**EXERCISE:**
Restate the data exactly as given and keep the pictures out.

**RECORDED DATA:**
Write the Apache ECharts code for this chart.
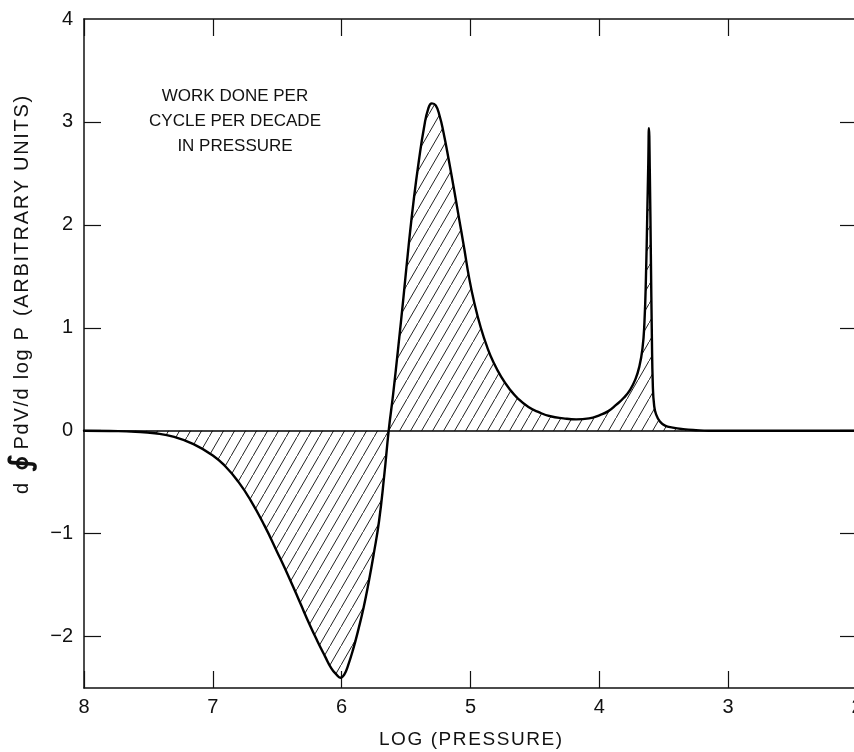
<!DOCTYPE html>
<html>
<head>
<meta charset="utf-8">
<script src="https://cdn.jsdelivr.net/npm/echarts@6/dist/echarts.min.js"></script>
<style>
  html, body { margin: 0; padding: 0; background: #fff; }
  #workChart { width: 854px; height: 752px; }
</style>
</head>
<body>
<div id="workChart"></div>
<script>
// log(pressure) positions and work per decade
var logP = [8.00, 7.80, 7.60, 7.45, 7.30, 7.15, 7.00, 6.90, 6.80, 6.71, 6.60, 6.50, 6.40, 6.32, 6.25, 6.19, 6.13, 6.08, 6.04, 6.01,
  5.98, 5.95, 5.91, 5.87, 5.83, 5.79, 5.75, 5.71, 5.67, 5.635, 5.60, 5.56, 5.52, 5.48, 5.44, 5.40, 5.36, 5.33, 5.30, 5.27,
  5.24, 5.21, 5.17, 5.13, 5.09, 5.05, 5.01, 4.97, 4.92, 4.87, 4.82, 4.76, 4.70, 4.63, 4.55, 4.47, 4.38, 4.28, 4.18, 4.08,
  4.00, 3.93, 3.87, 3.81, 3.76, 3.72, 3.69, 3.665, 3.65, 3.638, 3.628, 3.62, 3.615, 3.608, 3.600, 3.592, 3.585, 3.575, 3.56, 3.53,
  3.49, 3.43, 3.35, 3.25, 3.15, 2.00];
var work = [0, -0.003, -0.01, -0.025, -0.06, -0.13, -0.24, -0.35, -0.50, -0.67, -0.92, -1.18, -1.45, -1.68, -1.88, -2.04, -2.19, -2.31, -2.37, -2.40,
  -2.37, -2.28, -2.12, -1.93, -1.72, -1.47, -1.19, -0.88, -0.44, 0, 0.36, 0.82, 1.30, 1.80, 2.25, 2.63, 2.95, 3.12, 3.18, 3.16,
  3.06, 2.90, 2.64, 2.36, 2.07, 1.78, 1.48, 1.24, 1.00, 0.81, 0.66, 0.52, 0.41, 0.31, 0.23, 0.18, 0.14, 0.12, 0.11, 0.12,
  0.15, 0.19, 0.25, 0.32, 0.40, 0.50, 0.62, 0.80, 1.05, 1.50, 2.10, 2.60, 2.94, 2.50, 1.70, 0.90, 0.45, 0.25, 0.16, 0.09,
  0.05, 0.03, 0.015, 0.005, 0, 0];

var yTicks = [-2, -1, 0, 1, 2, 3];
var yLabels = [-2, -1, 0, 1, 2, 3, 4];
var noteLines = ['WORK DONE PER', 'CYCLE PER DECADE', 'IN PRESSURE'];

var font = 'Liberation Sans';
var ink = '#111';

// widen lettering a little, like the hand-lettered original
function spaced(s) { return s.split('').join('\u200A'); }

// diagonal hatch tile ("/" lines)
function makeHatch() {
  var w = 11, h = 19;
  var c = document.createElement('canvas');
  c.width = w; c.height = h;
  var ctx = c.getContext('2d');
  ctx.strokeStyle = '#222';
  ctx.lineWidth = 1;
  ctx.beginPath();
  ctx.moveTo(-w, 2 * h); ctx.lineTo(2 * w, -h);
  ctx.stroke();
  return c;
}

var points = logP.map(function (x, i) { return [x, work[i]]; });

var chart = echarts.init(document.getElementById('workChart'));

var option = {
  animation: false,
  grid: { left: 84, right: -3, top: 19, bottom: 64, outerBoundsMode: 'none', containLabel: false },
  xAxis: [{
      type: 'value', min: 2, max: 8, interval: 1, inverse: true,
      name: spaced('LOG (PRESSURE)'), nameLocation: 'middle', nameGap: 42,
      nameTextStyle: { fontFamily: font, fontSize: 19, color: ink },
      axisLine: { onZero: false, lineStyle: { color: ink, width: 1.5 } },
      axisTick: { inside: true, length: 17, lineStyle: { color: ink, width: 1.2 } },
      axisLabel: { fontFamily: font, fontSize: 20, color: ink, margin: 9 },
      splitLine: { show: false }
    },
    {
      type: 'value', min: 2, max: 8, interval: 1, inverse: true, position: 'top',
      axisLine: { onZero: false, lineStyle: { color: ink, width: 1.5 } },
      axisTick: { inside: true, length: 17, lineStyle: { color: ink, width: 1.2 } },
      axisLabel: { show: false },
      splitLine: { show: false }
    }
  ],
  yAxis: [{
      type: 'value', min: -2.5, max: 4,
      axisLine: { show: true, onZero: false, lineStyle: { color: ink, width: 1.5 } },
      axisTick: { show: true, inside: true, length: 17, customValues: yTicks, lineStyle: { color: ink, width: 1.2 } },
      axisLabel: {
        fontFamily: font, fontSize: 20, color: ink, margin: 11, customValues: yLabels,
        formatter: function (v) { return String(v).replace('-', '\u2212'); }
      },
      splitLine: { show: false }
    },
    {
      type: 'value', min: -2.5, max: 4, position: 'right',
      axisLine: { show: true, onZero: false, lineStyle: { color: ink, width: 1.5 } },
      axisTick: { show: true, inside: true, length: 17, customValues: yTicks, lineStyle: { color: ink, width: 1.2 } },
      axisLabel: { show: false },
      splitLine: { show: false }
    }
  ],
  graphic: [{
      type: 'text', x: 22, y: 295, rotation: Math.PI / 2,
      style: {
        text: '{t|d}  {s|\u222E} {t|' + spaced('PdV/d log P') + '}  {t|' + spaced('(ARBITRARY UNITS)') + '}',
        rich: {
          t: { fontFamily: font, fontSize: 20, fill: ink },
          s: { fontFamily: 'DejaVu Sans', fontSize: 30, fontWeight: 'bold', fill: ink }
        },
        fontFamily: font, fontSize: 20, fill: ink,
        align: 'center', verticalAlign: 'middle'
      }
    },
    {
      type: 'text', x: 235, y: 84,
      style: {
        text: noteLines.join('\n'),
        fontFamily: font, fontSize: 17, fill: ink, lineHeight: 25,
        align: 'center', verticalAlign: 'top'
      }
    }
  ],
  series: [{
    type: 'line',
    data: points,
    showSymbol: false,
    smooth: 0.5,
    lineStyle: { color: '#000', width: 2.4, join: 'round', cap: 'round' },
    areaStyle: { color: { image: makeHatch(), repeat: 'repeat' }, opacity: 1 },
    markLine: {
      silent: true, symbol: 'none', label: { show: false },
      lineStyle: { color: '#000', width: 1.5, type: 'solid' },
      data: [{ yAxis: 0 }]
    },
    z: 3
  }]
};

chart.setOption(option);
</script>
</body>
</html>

**WORKED SOLUTION:**
Write the Apache ECharts code for this chart.
<!DOCTYPE html>
<html>
<head>
<meta charset="utf-8">
<script src="https://cdn.jsdelivr.net/npm/echarts@6/dist/echarts.min.js"></script>
<style>
  html, body { margin: 0; padding: 0; background: #fff; }
  #workChart { width: 854px; height: 752px; }
</style>
</head>
<body>
<div id="workChart"></div>
<script>
// log(pressure) positions and work per decade
var logP = [8.00, 7.80, 7.60, 7.45, 7.30, 7.15, 7.00, 6.90, 6.80, 6.71, 6.60, 6.50, 6.40, 6.32, 6.25, 6.19, 6.13, 6.08, 6.04, 6.01,
  5.98, 5.95, 5.91, 5.87, 5.83, 5.79, 5.75, 5.71, 5.67, 5.635, 5.60, 5.56, 5.52, 5.48, 5.44, 5.40, 5.36, 5.33, 5.30, 5.27,
  5.24, 5.21, 5.17, 5.13, 5.09, 5.05, 5.01, 4.97, 4.92, 4.87, 4.82, 4.76, 4.70, 4.63, 4.55, 4.47, 4.38, 4.28, 4.18, 4.08,
  4.00, 3.93, 3.87, 3.81, 3.76, 3.72, 3.69, 3.665, 3.65, 3.638, 3.628, 3.62, 3.615, 3.608, 3.600, 3.592, 3.585, 3.575, 3.56, 3.53,
  3.49, 3.43, 3.35, 3.25, 3.15, 2.00];
var work = [0, -0.003, -0.01, -0.025, -0.06, -0.13, -0.24, -0.35, -0.50, -0.67, -0.92, -1.18, -1.45, -1.68, -1.88, -2.04, -2.19, -2.31, -2.37, -2.40,
  -2.37, -2.28, -2.12, -1.93, -1.72, -1.47, -1.19, -0.88, -0.44, 0, 0.36, 0.82, 1.30, 1.80, 2.25, 2.63, 2.95, 3.12, 3.18, 3.16,
  3.06, 2.90, 2.64, 2.36, 2.07, 1.78, 1.48, 1.24, 1.00, 0.81, 0.66, 0.52, 0.41, 0.31, 0.23, 0.18, 0.14, 0.12, 0.11, 0.12,
  0.15, 0.19, 0.25, 0.32, 0.40, 0.50, 0.62, 0.80, 1.05, 1.50, 2.10, 2.60, 2.94, 2.50, 1.70, 0.90, 0.45, 0.25, 0.16, 0.09,
  0.05, 0.03, 0.015, 0.005, 0, 0];

var yTicks = [-2, -1, 0, 1, 2, 3];
var yLabels = [-2, -1, 0, 1, 2, 3, 4];
var noteLines = ['WORK DONE PER', 'CYCLE PER DECADE', 'IN PRESSURE'];

var font = 'Liberation Sans';
var ink = '#111';

// widen lettering a little, like the hand-lettered original
function spaced(s) { return s.split('').join('\u200A'); }

// diagonal hatch tile ("/" lines)
function makeHatch() {
  var w = 11, h = 19;
  var c = document.createElement('canvas');
  c.width = w; c.height = h;
  var ctx = c.getContext('2d');
  ctx.strokeStyle = '#222';
  ctx.lineWidth = 1;
  ctx.beginPath();
  ctx.moveTo(-w, 2 * h); ctx.lineTo(2 * w, -h);
  ctx.stroke();
  return c;
}

var points = logP.map(function (x, i) { return [x, work[i]]; });

var chart = echarts.init(document.getElementById('workChart'));

var option = {
  animation: false,
  grid: { left: 84, right: -3, top: 19, bottom: 64, outerBoundsMode: 'none', containLabel: false },
  xAxis: [{
      type: 'value', min: 2, max: 8, interval: 1, inverse: true,
      name: spaced('LOG (PRESSURE)'), nameLocation: 'middle', nameGap: 42,
      nameTextStyle: { fontFamily: font, fontSize: 19, color: ink },
      axisLine: { onZero: false, lineStyle: { color: ink, width: 1.5 } },
      axisTick: { inside: true, length: 17, lineStyle: { color: ink, width: 1.2 } },
      axisLabel: { fontFamily: font, fontSize: 20, color: ink, margin: 9 },
      splitLine: { show: false }
    },
    {
      type: 'value', min: 2, max: 8, interval: 1, inverse: true, position: 'top',
      axisLine: { onZero: false, lineStyle: { color: ink, width: 1.5 } },
      axisTick: { inside: true, length: 17, lineStyle: { color: ink, width: 1.2 } },
      axisLabel: { show: false },
      splitLine: { show: false }
    }
  ],
  yAxis: [{
      type: 'value', min: -2.5, max: 4,
      axisLine: { show: true, onZero: false, lineStyle: { color: ink, width: 1.5 } },
      axisTick: { show: true, inside: true, length: 17, customValues: yTicks, lineStyle: { color: ink, width: 1.2 } },
      axisLabel: {
        fontFamily: font, fontSize: 20, color: ink, margin: 11, customValues: yLabels,
        formatter: function (v) { return String(v).replace('-', '\u2212'); }
      },
      splitLine: { show: false }
    },
    {
      type: 'value', min: -2.5, max: 4, position: 'right',
      axisLine: { show: true, onZero: false, lineStyle: { color: ink, width: 1.5 } },
      axisTick: { show: true, inside: true, length: 17, customValues: yTicks, lineStyle: { color: ink, width: 1.2 } },
      axisLabel: { show: false },
      splitLine: { show: false }
    }
  ],
  graphic: [{
      type: 'text', x: 22, y: 295, rotation: Math.PI / 2,
      style: {
        text: '{t|d}  {s|\u222E} {t|' + spaced('PdV/d log P') + '}  {t|' + spaced('(ARBITRARY UNITS)') + '}',
        rich: {
          t: { fontFamily: font, fontSize: 20, fill: ink },
          s: { fontFamily: 'DejaVu Sans', fontSize: 30, fontWeight: 'bold', fill: ink }
        },
        fontFamily: font, fontSize: 20, fill: ink,
        align: 'center', verticalAlign: 'middle'
      }
    },
    {
      type: 'text', x: 235, y: 84,
      style: {
        text: noteLines.join('\n'),
        fontFamily: font, fontSize: 17, fill: ink, lineHeight: 25,
        align: 'center', verticalAlign: 'top'
      }
    }
  ],
  series: [{
    type: 'line',
    data: points,
    showSymbol: false,
    smooth: 0.5,
    lineStyle: { color: '#000', width: 2.4, join: 'round', cap: 'round' },
    areaStyle: { color: { image: makeHatch(), repeat: 'repeat' }, opacity: 1 },
    markLine: {
      silent: true, symbol: 'none', label: { show: false },
      lineStyle: { color: '#000', width: 1.5, type: 'solid' },
      data: [{ yAxis: 0 }]
    },
    z: 3
  }]
};

chart.setOption(option);
</script>
</body>
</html>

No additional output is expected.